You can’t use conditions and triggers interchangeably. A trigger causes the thing to happen, a condition decides if that thing should continue to perform the action.
Thanks. In my case however, what would be the trigger, versus the condition? Again, intuitively I would think the open door is the trigger whereas after sunset is the condition. However couldn’t both the open door and sunset be triggers?
trigger:
- platform: state
entity_id: binary_sensor.sensor_3
to: 'on'
- platform: sun
event: sunset
condition:
condition: and
conditions:
- condition: sun
after: sunset
- condition: state
entity_id: binary_sensor.sensor_3
state: 'on'
action:
- service: light.turn_on
entity_id: **YOU HAVE TO DEFINE AN ENTITY IN YOUR AUTOMATION**
And I’m surprised that no one has said this but to make things easier and to get you used to seeing how the syntax of your code compares to the examples given in the documentation I would stay away from using the automation editor. That thing is atrocious! It completely jumbles up the code in the result and makes it SO HARD to follow what is actually occurring. Just start writing out the code manually following the docs and you’ll get the hang of it pretty soon.

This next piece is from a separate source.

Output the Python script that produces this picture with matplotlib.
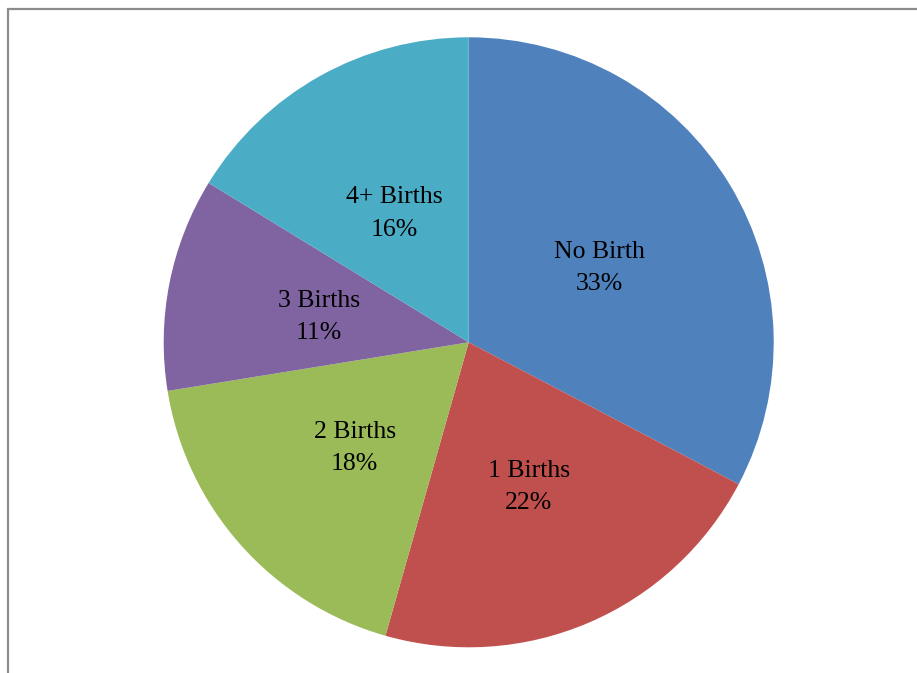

Honestly with as many complaints as there have been I’m kind of surprised why that hasn’t been addressed.
Every example that I’ve ever seen in the docs use the same layout but then when the creators make an editor they don’t even come close to ensuring it follows the same layout. It just confuses the new people. And even some experienced users too.
It hasn’t been addressed because it may not be possible with all sections of code. When the automations are saved to disk, it just prints out the ordered dictionary. You’ll notice that it’s all alphabetical order. Someone would have to make an order map for all possible combinations. It would be a TON of work, unless they only deal with known keywords and place the rest in alphabetical order.